[begin Data for this exercise]
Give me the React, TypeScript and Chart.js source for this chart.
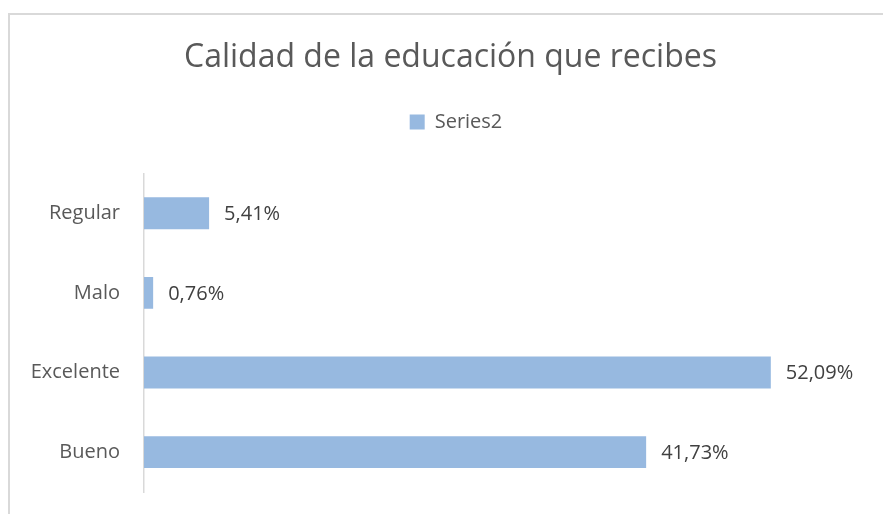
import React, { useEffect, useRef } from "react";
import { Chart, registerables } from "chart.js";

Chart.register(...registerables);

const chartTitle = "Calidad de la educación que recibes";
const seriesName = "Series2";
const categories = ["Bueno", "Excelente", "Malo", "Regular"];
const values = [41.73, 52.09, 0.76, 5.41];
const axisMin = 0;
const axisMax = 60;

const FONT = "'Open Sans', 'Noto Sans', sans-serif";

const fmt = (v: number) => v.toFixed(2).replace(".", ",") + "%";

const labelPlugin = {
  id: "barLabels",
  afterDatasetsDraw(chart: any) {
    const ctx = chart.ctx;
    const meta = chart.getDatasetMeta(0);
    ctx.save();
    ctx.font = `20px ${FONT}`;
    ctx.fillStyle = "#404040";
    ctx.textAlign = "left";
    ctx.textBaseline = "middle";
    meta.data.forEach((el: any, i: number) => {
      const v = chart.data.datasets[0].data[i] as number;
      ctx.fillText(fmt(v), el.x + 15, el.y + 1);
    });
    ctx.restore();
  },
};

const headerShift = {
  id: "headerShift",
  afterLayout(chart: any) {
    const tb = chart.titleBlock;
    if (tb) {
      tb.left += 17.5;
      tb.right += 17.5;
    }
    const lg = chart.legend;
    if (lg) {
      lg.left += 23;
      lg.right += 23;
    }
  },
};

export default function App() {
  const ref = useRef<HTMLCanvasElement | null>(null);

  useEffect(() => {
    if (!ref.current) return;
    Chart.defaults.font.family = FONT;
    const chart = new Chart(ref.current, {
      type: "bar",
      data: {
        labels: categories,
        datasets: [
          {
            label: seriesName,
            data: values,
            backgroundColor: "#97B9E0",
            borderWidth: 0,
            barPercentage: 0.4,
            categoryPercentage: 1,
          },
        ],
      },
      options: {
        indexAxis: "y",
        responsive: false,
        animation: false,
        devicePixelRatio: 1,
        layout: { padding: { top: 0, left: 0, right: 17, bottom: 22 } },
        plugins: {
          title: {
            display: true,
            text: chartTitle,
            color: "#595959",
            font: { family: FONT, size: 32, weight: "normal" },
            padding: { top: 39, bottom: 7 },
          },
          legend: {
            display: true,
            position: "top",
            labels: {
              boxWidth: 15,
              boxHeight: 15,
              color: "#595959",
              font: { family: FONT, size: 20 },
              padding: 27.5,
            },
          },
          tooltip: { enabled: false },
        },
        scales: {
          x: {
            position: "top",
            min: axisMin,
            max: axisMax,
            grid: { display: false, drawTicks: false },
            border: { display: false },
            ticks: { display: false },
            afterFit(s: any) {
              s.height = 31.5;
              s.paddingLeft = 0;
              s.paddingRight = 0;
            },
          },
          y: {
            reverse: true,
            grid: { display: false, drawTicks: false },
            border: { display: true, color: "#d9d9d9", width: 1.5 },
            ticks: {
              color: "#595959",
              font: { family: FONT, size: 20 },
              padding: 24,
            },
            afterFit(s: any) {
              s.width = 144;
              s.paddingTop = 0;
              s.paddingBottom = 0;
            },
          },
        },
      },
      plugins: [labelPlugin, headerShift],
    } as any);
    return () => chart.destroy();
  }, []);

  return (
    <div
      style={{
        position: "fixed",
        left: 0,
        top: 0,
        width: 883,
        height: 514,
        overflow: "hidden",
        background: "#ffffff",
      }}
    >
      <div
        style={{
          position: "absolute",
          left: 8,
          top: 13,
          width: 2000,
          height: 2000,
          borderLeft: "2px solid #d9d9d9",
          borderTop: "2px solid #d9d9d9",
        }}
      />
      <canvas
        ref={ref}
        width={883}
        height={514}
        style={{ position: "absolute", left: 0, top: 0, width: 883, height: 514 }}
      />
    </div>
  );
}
[end Data for this exercise]
[begin Data for this exercise]
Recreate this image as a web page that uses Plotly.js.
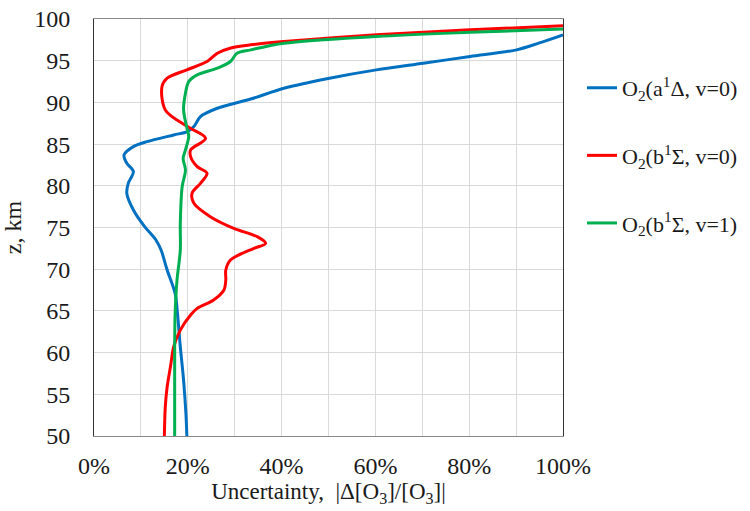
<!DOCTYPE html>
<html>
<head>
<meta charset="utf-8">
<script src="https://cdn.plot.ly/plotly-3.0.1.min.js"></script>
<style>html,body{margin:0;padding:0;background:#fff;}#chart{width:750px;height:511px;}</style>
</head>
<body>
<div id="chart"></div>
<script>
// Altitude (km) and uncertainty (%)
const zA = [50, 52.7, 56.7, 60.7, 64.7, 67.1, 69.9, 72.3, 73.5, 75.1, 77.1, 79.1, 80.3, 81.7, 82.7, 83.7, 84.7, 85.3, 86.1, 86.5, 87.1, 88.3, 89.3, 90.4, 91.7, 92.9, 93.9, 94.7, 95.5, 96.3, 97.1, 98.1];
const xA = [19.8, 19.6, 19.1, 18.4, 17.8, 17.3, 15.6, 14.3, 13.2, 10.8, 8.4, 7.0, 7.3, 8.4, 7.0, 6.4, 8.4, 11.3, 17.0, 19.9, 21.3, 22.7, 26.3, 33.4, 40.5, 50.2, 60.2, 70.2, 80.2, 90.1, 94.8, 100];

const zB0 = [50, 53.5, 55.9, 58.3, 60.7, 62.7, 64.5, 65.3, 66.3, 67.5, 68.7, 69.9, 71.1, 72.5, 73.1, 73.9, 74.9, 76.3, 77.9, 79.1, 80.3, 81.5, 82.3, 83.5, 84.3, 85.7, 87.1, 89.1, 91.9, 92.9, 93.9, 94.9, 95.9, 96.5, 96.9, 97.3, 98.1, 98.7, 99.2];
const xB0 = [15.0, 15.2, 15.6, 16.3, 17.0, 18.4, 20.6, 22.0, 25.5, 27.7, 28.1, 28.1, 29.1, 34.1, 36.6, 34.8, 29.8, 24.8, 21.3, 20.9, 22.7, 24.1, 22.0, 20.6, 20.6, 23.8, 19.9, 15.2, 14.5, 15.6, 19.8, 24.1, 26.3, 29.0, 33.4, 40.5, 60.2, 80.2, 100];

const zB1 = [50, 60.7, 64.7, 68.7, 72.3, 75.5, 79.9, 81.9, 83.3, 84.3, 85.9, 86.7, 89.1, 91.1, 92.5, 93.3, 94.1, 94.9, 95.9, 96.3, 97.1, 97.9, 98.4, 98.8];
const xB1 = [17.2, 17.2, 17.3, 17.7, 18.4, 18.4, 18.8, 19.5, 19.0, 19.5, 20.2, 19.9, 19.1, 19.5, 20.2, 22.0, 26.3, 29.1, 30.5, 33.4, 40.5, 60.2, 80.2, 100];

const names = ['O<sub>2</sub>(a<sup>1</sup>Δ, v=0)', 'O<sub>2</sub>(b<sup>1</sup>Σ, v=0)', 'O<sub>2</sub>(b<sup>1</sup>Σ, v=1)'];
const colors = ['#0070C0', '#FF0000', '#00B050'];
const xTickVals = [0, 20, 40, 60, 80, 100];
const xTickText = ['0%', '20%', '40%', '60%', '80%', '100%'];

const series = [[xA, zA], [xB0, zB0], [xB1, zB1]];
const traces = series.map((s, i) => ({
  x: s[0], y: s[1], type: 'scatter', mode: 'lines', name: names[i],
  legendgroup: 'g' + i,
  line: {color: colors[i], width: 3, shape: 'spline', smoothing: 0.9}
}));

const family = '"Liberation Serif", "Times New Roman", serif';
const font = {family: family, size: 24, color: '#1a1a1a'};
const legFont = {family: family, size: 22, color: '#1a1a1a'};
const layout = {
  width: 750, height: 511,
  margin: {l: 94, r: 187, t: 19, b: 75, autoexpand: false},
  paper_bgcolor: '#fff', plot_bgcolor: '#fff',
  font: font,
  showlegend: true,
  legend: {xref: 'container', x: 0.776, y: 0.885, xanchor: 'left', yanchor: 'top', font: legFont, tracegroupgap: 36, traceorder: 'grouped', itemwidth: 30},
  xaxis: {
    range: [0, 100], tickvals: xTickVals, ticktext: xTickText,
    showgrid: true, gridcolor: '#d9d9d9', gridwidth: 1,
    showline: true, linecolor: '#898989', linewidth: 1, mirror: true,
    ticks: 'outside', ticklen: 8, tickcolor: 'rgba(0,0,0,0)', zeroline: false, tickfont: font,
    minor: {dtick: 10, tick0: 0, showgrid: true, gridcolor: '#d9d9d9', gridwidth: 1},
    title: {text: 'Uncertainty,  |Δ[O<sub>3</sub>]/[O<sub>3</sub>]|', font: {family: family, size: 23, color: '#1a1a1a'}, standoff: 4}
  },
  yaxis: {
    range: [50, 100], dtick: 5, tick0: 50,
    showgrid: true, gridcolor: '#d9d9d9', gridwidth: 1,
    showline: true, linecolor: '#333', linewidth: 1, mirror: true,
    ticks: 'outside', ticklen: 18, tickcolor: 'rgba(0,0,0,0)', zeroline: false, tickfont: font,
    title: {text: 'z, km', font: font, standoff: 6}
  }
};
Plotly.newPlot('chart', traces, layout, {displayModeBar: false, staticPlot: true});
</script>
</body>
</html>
[end Data for this exercise]
Directions:
Transcribe the lines between the one holding "Recreate this image" and the one holding "90.1, 94.8, 100];", inclusive, and leave out any pictures.

Written response:
Recreate this image as a web page that uses Plotly.js.
<!DOCTYPE html>
<html>
<head>
<meta charset="utf-8">
<script src="https://cdn.plot.ly/plotly-3.0.1.min.js"></script>
<style>html,body{margin:0;padding:0;background:#fff;}#chart{width:750px;height:511px;}</style>
</head>
<body>
<div id="chart"></div>
<script>
// Altitude (km) and uncertainty (%)
const zA = [50, 52.7, 56.7, 60.7, 64.7, 67.1, 69.9, 72.3, 73.5, 75.1, 77.1, 79.1, 80.3, 81.7, 82.7, 83.7, 84.7, 85.3, 86.1, 86.5, 87.1, 88.3, 89.3, 90.4, 91.7, 92.9, 93.9, 94.7, 95.5, 96.3, 97.1, 98.1];
const xA = [19.8, 19.6, 19.1, 18.4, 17.8, 17.3, 15.6, 14.3, 13.2, 10.8, 8.4, 7.0, 7.3, 8.4, 7.0, 6.4, 8.4, 11.3, 17.0, 19.9, 21.3, 22.7, 26.3, 33.4, 40.5, 50.2, 60.2, 70.2, 80.2, 90.1, 94.8, 100];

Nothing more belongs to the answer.